_Directive:_
Set down word for word the lines running from the line with "Rebuild this chart" to the line with "-123.0, -130.5, -137.5, -145.0, -152.0, -158.5, -165.0, -172.0]", ends included. Skip every picture.

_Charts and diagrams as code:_
□ □ □ □ □ □ □

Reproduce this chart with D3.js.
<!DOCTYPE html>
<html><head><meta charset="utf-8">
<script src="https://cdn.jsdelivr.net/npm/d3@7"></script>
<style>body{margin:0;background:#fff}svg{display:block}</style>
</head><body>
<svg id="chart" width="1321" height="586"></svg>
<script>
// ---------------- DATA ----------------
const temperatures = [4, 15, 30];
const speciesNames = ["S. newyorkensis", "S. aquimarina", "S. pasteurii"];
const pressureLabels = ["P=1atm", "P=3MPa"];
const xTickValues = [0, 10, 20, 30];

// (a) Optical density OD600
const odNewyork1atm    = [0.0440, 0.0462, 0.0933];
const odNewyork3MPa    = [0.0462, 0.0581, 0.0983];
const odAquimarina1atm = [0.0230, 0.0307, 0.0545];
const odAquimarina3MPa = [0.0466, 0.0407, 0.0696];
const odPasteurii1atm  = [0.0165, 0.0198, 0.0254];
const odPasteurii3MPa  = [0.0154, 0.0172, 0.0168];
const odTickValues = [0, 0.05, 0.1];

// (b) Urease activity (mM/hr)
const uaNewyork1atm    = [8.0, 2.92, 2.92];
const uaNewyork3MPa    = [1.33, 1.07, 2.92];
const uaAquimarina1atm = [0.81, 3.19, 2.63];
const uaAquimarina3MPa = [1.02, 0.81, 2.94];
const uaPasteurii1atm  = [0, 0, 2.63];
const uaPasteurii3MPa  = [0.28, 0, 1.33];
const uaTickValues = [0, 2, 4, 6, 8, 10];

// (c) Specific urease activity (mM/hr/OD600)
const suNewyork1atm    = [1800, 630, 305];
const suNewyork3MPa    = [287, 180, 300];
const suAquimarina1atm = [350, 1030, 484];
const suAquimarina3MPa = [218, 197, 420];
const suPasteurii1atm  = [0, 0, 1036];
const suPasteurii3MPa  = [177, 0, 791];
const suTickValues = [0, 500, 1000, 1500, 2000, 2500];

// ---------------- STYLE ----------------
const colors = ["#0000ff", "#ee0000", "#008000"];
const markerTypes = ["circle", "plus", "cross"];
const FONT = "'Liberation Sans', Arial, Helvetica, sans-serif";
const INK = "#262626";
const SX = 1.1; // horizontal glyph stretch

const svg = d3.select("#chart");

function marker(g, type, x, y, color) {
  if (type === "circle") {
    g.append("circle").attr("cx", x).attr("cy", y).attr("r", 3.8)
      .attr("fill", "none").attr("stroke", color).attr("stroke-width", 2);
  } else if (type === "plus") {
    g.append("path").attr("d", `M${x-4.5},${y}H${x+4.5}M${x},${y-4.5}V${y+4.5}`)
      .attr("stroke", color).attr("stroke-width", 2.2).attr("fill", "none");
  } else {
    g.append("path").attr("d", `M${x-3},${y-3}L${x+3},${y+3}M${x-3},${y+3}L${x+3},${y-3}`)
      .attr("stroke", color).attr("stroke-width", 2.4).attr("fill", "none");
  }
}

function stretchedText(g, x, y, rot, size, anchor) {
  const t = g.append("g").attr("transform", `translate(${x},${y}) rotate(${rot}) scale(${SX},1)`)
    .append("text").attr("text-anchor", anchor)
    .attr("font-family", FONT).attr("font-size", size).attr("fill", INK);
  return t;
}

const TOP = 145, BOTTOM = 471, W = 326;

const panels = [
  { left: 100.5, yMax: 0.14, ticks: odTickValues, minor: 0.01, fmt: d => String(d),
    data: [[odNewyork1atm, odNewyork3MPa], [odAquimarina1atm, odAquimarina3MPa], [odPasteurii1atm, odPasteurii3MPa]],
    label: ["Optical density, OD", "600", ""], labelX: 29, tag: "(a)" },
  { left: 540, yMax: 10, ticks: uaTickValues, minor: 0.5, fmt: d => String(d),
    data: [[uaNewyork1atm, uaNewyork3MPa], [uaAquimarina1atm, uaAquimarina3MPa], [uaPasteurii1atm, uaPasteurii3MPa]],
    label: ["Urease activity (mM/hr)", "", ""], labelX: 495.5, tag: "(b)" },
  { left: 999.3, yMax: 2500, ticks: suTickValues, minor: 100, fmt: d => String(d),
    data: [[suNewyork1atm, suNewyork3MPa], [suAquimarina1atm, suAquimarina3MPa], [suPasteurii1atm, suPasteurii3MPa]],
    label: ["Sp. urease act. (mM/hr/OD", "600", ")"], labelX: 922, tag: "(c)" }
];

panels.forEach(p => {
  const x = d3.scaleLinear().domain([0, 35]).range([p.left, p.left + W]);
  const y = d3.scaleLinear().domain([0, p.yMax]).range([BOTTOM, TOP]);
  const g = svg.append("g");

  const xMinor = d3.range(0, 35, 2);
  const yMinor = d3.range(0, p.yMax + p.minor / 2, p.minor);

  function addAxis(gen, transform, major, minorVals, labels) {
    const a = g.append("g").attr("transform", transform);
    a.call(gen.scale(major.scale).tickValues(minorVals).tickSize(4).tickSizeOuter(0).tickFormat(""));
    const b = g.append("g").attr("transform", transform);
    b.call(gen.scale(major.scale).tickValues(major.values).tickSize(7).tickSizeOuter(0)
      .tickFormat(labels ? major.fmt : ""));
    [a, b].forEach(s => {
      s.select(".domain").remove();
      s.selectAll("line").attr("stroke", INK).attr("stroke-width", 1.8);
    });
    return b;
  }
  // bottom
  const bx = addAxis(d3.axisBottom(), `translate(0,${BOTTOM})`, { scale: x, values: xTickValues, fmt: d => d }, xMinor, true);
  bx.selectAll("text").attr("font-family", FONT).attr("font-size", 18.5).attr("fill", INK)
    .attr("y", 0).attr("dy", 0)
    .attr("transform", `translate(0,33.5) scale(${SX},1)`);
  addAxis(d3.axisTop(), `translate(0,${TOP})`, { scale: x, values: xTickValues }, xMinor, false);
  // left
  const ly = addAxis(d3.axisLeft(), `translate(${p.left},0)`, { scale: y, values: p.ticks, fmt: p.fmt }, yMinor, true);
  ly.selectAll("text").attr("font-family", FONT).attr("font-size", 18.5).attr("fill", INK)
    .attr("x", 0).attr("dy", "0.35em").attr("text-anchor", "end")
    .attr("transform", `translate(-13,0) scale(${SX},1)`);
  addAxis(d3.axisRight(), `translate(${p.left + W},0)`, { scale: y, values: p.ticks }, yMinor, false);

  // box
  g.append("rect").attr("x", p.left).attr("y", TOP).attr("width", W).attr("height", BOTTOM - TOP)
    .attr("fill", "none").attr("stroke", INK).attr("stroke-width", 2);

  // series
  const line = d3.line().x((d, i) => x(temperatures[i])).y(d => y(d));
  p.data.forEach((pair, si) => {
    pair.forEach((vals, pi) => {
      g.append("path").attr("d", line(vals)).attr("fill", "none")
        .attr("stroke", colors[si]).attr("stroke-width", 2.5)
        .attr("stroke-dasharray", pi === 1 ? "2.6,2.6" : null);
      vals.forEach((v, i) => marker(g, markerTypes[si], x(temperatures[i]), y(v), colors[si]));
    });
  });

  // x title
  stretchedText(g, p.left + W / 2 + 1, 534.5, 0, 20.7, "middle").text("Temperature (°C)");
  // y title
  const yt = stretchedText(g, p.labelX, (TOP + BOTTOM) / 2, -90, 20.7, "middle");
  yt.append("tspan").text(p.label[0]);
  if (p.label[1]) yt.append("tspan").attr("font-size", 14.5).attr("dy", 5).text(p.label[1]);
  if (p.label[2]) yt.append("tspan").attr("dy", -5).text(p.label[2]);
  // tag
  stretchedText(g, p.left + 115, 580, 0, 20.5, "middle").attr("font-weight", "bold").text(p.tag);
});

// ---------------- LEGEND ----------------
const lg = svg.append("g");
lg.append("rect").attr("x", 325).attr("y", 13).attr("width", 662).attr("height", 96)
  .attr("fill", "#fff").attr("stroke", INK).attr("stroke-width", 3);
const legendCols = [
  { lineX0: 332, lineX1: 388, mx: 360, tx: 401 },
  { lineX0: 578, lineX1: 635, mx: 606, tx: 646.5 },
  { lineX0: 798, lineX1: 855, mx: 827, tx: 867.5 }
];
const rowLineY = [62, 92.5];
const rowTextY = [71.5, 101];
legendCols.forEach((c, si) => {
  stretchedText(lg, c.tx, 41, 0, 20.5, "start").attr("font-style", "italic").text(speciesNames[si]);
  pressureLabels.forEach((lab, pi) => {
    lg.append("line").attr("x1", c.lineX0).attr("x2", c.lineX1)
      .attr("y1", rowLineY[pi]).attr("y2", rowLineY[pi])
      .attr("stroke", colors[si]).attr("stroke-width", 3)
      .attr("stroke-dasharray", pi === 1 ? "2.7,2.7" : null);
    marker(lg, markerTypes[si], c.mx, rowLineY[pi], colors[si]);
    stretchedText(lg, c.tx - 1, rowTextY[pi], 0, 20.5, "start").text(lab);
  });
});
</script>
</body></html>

□ □ □ □ □ □ □

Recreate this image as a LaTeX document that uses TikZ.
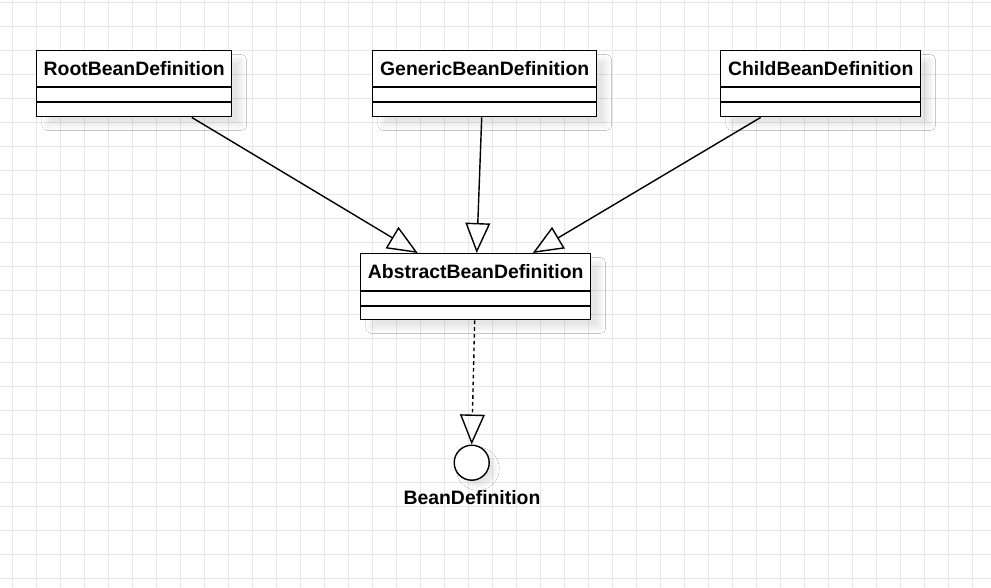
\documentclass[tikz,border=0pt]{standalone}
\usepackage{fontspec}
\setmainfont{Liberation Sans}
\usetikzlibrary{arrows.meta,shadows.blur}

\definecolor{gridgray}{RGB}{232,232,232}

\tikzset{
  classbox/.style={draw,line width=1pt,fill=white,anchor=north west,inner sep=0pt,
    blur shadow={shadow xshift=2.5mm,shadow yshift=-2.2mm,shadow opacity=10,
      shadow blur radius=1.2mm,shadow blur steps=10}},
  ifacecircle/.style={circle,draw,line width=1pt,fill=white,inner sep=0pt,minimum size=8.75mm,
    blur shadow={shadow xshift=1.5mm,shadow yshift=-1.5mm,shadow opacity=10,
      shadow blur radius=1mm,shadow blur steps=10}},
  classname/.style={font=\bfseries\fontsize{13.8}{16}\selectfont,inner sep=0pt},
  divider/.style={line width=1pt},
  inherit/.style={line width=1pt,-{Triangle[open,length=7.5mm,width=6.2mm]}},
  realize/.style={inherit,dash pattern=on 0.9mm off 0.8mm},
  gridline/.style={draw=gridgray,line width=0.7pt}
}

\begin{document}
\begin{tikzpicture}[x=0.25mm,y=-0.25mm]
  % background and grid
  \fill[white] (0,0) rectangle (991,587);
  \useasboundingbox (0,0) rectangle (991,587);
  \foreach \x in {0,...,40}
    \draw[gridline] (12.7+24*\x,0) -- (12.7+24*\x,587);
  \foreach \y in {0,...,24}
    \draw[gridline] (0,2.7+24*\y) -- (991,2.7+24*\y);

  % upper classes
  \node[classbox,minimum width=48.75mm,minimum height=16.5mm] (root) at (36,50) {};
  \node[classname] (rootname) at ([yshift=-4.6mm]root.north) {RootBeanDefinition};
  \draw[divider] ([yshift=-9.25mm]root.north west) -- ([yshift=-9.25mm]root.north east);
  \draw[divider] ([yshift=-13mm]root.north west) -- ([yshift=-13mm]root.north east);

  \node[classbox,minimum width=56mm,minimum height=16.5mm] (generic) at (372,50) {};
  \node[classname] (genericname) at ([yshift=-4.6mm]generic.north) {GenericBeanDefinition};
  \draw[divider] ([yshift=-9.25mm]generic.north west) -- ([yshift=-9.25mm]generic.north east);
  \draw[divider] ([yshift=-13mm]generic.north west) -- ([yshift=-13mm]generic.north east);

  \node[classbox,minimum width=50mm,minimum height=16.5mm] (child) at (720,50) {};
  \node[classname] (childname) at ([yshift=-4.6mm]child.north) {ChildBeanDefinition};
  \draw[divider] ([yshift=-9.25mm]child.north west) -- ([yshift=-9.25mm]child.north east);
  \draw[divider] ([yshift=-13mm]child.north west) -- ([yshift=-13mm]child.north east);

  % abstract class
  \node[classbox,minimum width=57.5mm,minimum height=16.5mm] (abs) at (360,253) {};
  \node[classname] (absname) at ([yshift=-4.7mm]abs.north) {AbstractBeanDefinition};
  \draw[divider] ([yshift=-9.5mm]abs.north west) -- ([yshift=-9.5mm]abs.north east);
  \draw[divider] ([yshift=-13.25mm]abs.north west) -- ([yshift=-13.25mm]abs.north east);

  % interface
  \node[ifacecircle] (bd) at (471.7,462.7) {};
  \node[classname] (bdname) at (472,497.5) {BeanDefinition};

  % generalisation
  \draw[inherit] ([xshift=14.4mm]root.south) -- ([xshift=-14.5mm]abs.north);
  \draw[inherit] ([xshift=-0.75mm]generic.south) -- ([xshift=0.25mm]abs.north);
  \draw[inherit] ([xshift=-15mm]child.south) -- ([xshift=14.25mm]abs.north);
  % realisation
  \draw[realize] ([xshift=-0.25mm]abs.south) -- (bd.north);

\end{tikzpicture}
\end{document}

□ □ □ □ □ □ □

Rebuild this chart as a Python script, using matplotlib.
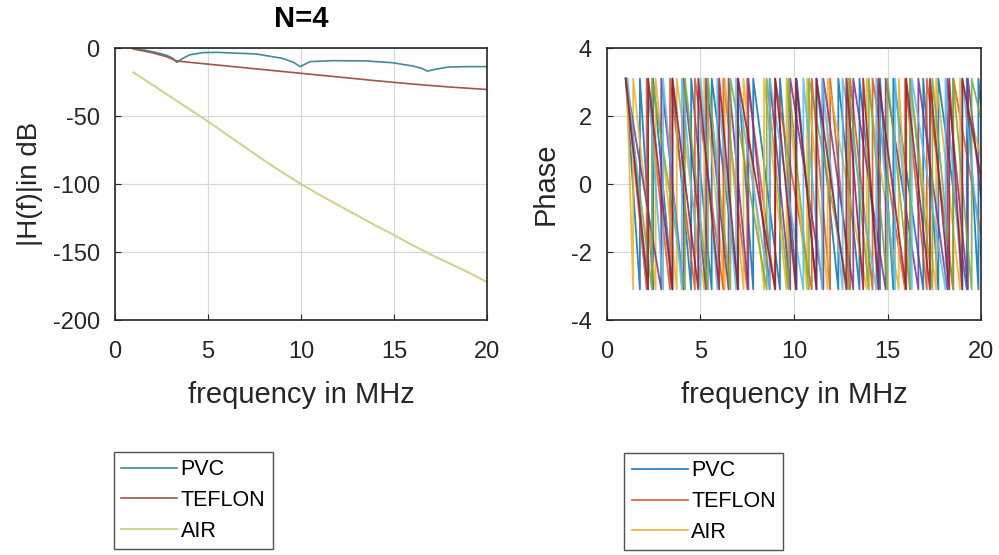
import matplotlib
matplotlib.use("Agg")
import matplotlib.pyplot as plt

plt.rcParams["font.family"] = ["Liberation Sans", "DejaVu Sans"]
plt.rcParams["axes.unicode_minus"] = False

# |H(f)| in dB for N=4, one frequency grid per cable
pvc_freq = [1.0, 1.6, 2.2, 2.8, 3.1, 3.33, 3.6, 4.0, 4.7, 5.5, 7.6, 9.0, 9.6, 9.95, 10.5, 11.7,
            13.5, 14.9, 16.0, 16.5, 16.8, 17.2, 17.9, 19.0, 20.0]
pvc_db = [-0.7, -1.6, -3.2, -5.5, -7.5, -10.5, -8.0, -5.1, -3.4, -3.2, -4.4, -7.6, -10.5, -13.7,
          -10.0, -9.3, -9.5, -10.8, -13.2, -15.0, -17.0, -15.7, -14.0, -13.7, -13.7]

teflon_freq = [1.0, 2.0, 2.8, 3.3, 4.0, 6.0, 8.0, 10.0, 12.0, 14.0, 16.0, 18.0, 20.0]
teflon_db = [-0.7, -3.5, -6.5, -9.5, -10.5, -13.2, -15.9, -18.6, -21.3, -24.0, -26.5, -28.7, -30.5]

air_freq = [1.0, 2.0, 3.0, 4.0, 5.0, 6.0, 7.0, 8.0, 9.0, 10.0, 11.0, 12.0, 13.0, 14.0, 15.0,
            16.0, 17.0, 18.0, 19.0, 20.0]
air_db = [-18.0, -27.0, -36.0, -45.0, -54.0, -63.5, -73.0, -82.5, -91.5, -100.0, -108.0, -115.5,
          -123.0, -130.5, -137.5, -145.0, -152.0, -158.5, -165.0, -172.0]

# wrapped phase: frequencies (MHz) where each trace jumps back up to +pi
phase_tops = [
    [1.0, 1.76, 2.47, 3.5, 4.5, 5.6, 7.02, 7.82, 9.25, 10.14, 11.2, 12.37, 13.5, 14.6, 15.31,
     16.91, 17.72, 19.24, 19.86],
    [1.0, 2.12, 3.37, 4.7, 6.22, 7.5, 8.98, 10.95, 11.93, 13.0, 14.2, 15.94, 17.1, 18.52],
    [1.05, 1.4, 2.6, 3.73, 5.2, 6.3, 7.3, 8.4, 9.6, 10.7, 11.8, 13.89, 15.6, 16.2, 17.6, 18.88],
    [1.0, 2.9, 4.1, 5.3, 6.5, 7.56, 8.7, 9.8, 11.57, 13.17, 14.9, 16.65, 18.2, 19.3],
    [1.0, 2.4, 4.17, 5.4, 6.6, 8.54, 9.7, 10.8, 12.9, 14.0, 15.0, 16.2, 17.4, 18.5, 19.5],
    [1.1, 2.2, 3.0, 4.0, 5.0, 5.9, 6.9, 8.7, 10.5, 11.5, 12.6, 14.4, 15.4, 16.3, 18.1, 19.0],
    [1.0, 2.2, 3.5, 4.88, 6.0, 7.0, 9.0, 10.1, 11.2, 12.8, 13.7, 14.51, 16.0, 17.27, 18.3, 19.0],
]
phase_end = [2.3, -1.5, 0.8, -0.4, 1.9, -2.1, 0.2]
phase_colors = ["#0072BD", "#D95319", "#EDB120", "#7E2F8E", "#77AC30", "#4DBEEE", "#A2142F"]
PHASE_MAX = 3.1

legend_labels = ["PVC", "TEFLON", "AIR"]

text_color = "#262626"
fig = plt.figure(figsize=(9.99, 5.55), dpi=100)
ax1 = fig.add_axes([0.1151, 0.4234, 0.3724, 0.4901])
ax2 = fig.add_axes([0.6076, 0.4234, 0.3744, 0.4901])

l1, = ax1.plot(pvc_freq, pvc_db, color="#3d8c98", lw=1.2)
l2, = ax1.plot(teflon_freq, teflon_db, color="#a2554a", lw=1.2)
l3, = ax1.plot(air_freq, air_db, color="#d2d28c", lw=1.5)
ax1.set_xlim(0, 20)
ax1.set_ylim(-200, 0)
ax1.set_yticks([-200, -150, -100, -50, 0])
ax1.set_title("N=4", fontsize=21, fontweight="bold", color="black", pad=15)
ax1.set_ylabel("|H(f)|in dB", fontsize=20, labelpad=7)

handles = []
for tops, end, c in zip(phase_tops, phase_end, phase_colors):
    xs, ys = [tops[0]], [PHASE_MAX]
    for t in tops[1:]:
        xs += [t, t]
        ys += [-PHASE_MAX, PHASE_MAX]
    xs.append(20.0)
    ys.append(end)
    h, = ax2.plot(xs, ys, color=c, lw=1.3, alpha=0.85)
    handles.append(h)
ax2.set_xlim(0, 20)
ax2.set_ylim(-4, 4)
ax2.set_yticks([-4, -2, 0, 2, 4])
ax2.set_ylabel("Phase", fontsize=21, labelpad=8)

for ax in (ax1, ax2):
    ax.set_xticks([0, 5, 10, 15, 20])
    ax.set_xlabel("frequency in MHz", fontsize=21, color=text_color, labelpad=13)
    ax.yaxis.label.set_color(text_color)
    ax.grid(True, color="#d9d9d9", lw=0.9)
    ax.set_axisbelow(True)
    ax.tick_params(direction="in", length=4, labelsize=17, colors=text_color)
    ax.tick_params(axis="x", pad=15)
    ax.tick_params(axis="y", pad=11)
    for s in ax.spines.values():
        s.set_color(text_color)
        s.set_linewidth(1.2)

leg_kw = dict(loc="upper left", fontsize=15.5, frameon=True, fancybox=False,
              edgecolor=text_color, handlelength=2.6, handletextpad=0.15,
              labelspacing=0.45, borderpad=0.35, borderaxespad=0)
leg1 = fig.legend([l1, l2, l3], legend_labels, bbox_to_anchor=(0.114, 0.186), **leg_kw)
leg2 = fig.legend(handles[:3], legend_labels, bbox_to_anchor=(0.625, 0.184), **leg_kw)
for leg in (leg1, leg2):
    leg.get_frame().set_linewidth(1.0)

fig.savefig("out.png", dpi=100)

□ □ □ □ □ □ □

_Reply to the exercise:_
Rebuild this chart as a Python script, using matplotlib.
import matplotlib
matplotlib.use("Agg")
import matplotlib.pyplot as plt

plt.rcParams["font.family"] = ["Liberation Sans", "DejaVu Sans"]
plt.rcParams["axes.unicode_minus"] = False

# |H(f)| in dB for N=4, one frequency grid per cable
pvc_freq = [1.0, 1.6, 2.2, 2.8, 3.1, 3.33, 3.6, 4.0, 4.7, 5.5, 7.6, 9.0, 9.6, 9.95, 10.5, 11.7,
            13.5, 14.9, 16.0, 16.5, 16.8, 17.2, 17.9, 19.0, 20.0]
pvc_db = [-0.7, -1.6, -3.2, -5.5, -7.5, -10.5, -8.0, -5.1, -3.4, -3.2, -4.4, -7.6, -10.5, -13.7,
          -10.0, -9.3, -9.5, -10.8, -13.2, -15.0, -17.0, -15.7, -14.0, -13.7, -13.7]

teflon_freq = [1.0, 2.0, 2.8, 3.3, 4.0, 6.0, 8.0, 10.0, 12.0, 14.0, 16.0, 18.0, 20.0]
teflon_db = [-0.7, -3.5, -6.5, -9.5, -10.5, -13.2, -15.9, -18.6, -21.3, -24.0, -26.5, -28.7, -30.5]

air_freq = [1.0, 2.0, 3.0, 4.0, 5.0, 6.0, 7.0, 8.0, 9.0, 10.0, 11.0, 12.0, 13.0, 14.0, 15.0,
            16.0, 17.0, 18.0, 19.0, 20.0]
air_db = [-18.0, -27.0, -36.0, -45.0, -54.0, -63.5, -73.0, -82.5, -91.5, -100.0, -108.0, -115.5,
          -123.0, -130.5, -137.5, -145.0, -152.0, -158.5, -165.0, -172.0]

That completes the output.